_What you need to do_
Beginning with the first line, set down every line through the one containing "edges = np.concatenate([[0], np.cumsum(fracs)])", exactly as it appears, but not the pictures.

——

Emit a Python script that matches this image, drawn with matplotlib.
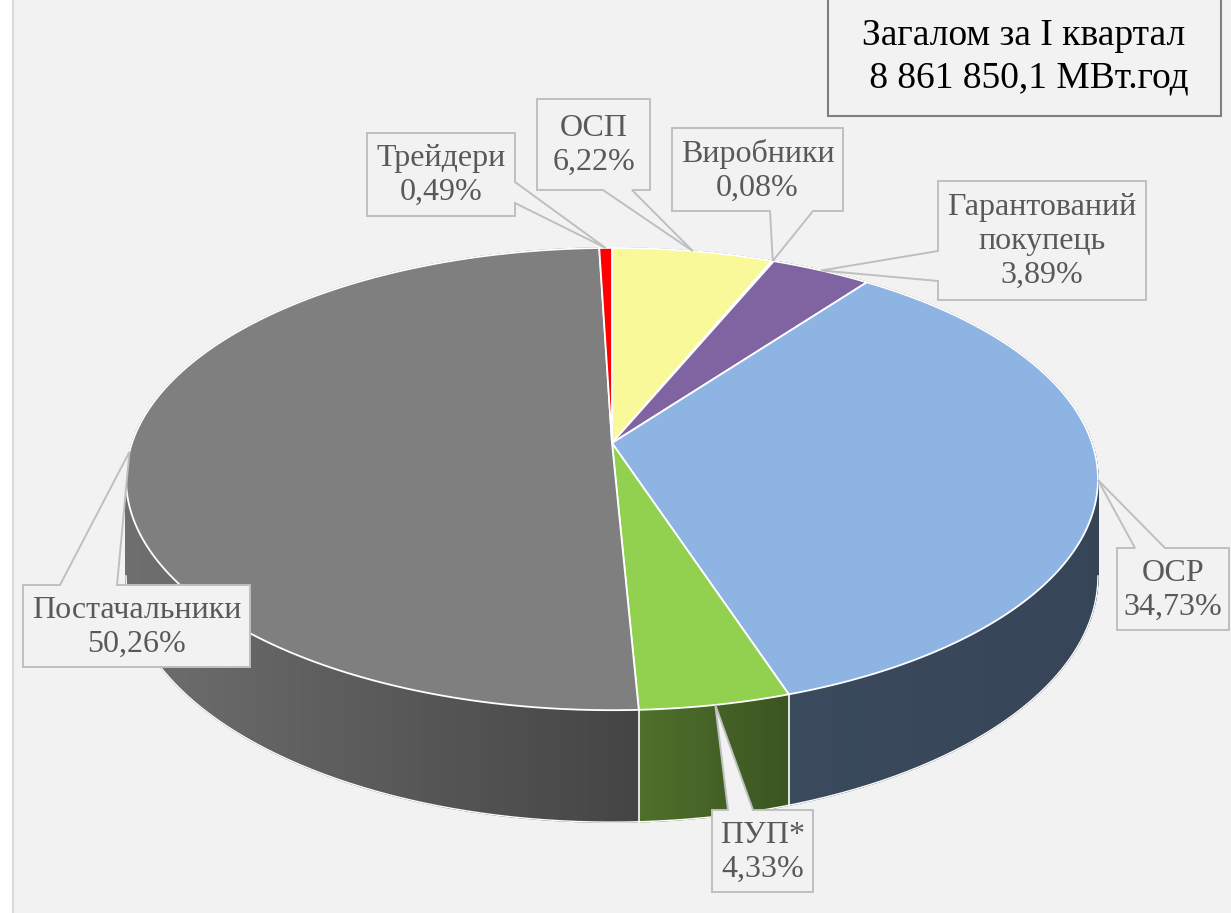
import numpy as np
import matplotlib.pyplot as plt
from matplotlib.patches import Polygon, Rectangle
from matplotlib.collections import PolyCollection
from matplotlib.colors import to_rgb

# --- data ---
labels = ['ОСП', 'Виробники', 'Гарантований\nпокупець', 'ОСР', 'ПУП*',
          'Постачальники', 'Трейдери']
shares = [6.22, 0.08, 3.89, 34.73, 4.33, 50.26, 0.49]
colors = ['#FAF99A', '#8064A2', '#8064A2', '#8EB4E3', '#92D050', '#7F7F7F', '#FF0000']
title_lines = ['Загалом за I квартал', ' 8 861 850,1 МВт.год']

# --- layout (pixels) ---
# callout box: x0, y0, x1, y1, side of tail, tail start, tail end
boxes = [
    (537, 99, 650, 190, 'bottom', 603, 632),
    (672, 128, 843, 211, 'bottom', 770, 813),
    (938, 181, 1146, 300, 'left', 251, 281),
    (1117, 548, 1229, 630, 'top', 1135, 1165),
    (712, 810, 813, 892, 'top', 728, 753),
    (23, 585, 250, 667, 'top', 60, 117),
    (367, 133, 515, 216, 'right', 182, 203),
]
CX, CY = 612, 443
RX, RY = 480, 225.5
K = 0.156      # perspective
H = 94.5       # thickness

W, HGT = 1231, 913
fig = plt.figure(figsize=(W / 100, HGT / 100), dpi=100, facecolor='white')
ax = fig.add_axes([0, 0, 1, 1])
ax.set_xlim(0, W)
ax.set_ylim(HGT, 0)
ax.axis('off')

ax.add_patch(Rectangle((12.5, -10), W + 20, HGT + 20, facecolor='#F2F2F2',
                       edgecolor='#D9D9D9', lw=1.5))


def proj(t, depth=0.0):
    u, v = np.sin(t), np.cos(t)
    w = 1 + K * v
    return CX + RX * u / w, CY - RY * v / w + depth * H / w


def shade(x):
    return np.interp(x, [130, 637, 785, 1100], [0.87, 0.54, 0.41, 0.38])


fracs = np.array(shares) / sum(shares)
edges = np.concatenate([[0], np.cumsum(fracs)]) * 2 * np.pi

# walls, painted back to front
quads = []
for i in range(len(shares)):
    a0, a1 = edges[i], edges[i + 1]
    n = max(2, int(np.degrees(a1 - a0) / 0.5))
    ts = np.linspace(a0, a1, n + 1)
    base = np.array(to_rgb(colors[i]))
    for t0, t1 in zip(ts[:-1], ts[1:]):
        p0, p1 = proj(t0), proj(t1)
        q1, q0 = proj(t1, 1), proj(t0, 1)
        xm = (p0[0] + p1[0]) / 2
        c = np.clip(base * shade(xm), 0, 1)
        quads.append((np.cos((t0 + t1) / 2), [p0, p1, q1, q0], c))
quads.sort(key=lambda q: -q[0])
wall = PolyCollection([q[1] for q in quads], facecolors=[q[2] for q in quads],
                      edgecolors=[q[2] for q in quads], linewidths=1.0)
ax.add_collection(wall)

# white outline on the visible wall
ts = np.linspace(np.arccos(-K), 2 * np.pi - np.arccos(-K), 300)
bx, by = proj(ts, 1)
ax.plot(bx, by, color='white', lw=1.0)
for i, e in enumerate(edges[1:-1]):
    if np.cos(e) < -0.05:
        (x0, y0), (x1, y1) = proj(e), proj(e, 1)
        ax.plot([x0, x1], [y0, y1], color='white', lw=1.2)

# top faces
for i in range(len(shares)):
    ts = np.linspace(edges[i], edges[i + 1], max(2, int(np.degrees(edges[i + 1] - edges[i]))) + 1)
    xs, ys = proj(ts)
    pts = [(CX, CY)] + list(zip(xs, ys))
    ax.add_patch(Polygon(pts, closed=True, facecolor=colors[i], edgecolor='white',
                         lw=1.3, joinstyle='miter'))

# callouts
for i, (x0, y0, x1, y1, side, a, b) in enumerate(boxes):
    tip = proj((edges[i] + edges[i + 1]) / 2)
    if side == 'top':
        pts = [(x0, y0), (a, y0), tip, (b, y0), (x1, y0), (x1, y1), (x0, y1)]
    elif side == 'bottom':
        pts = [(x0, y0), (x1, y0), (x1, y1), (b, y1), tip, (a, y1), (x0, y1)]
    elif side == 'left':
        pts = [(x0, y0), (x1, y0), (x1, y1), (x0, y1), (x0, b), tip, (x0, a)]
    else:
        pts = [(x0, y0), (x1, y0), (x1, a), tip, (x1, b), (x1, y1), (x0, y1)]
    ax.add_patch(Polygon(pts, closed=True, facecolor='#F2F2F2', edgecolor='#BFBFBF',
                         lw=1.4, zorder=5))
    txt = f"{labels[i]}\n{shares[i]:.2f}%".replace('.', ',')
    ax.text((x0 + x1) / 2, (y0 + y1) / 2 + 1, txt, ha='center', va='center',
            fontsize=23, family='Liberation Serif', color='#595959',
            linespacing=1.22, zorder=6)

# title box
ax.add_patch(Rectangle((828, -10), 393, 126, facecolor='#F2F2F2', edgecolor='#7F7F7F',
                       lw=1.5, zorder=5))
ax.text(1024, 57, '\n'.join(title_lines), ha='center', va='center', fontsize=27,
        family='Liberation Serif', color='black', linespacing=1.28, zorder=6)

fig.savefig('out.png', dpi=100)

——

_Problem solution_
Emit a Python script that matches this image, drawn with matplotlib.
import numpy as np
import matplotlib.pyplot as plt
from matplotlib.patches import Polygon, Rectangle
from matplotlib.collections import PolyCollection
from matplotlib.colors import to_rgb

# --- data ---
labels = ['ОСП', 'Виробники', 'Гарантований\nпокупець', 'ОСР', 'ПУП*',
          'Постачальники', 'Трейдери']
shares = [6.22, 0.08, 3.89, 34.73, 4.33, 50.26, 0.49]
colors = ['#FAF99A', '#8064A2', '#8064A2', '#8EB4E3', '#92D050', '#7F7F7F', '#FF0000']
title_lines = ['Загалом за I квартал', ' 8 861 850,1 МВт.год']

# --- layout (pixels) ---
# callout box: x0, y0, x1, y1, side of tail, tail start, tail end
boxes = [
    (537, 99, 650, 190, 'bottom', 603, 632),
    (672, 128, 843, 211, 'bottom', 770, 813),
    (938, 181, 1146, 300, 'left', 251, 281),
    (1117, 548, 1229, 630, 'top', 1135, 1165),
    (712, 810, 813, 892, 'top', 728, 753),
    (23, 585, 250, 667, 'top', 60, 117),
    (367, 133, 515, 216, 'right', 182, 203),
]
CX, CY = 612, 443
RX, RY = 480, 225.5
K = 0.156      # perspective
H = 94.5       # thickness

W, HGT = 1231, 913
fig = plt.figure(figsize=(W / 100, HGT / 100), dpi=100, facecolor='white')
ax = fig.add_axes([0, 0, 1, 1])
ax.set_xlim(0, W)
ax.set_ylim(HGT, 0)
ax.axis('off')

ax.add_patch(Rectangle((12.5, -10), W + 20, HGT + 20, facecolor='#F2F2F2',
                       edgecolor='#D9D9D9', lw=1.5))


def proj(t, depth=0.0):
    u, v = np.sin(t), np.cos(t)
    w = 1 + K * v
    return CX + RX * u / w, CY - RY * v / w + depth * H / w


def shade(x):
    return np.interp(x, [130, 637, 785, 1100], [0.87, 0.54, 0.41, 0.38])


fracs = np.array(shares) / sum(shares)
edges = np.concatenate([[0], np.cumsum(fracs)]) * 2 * np.pi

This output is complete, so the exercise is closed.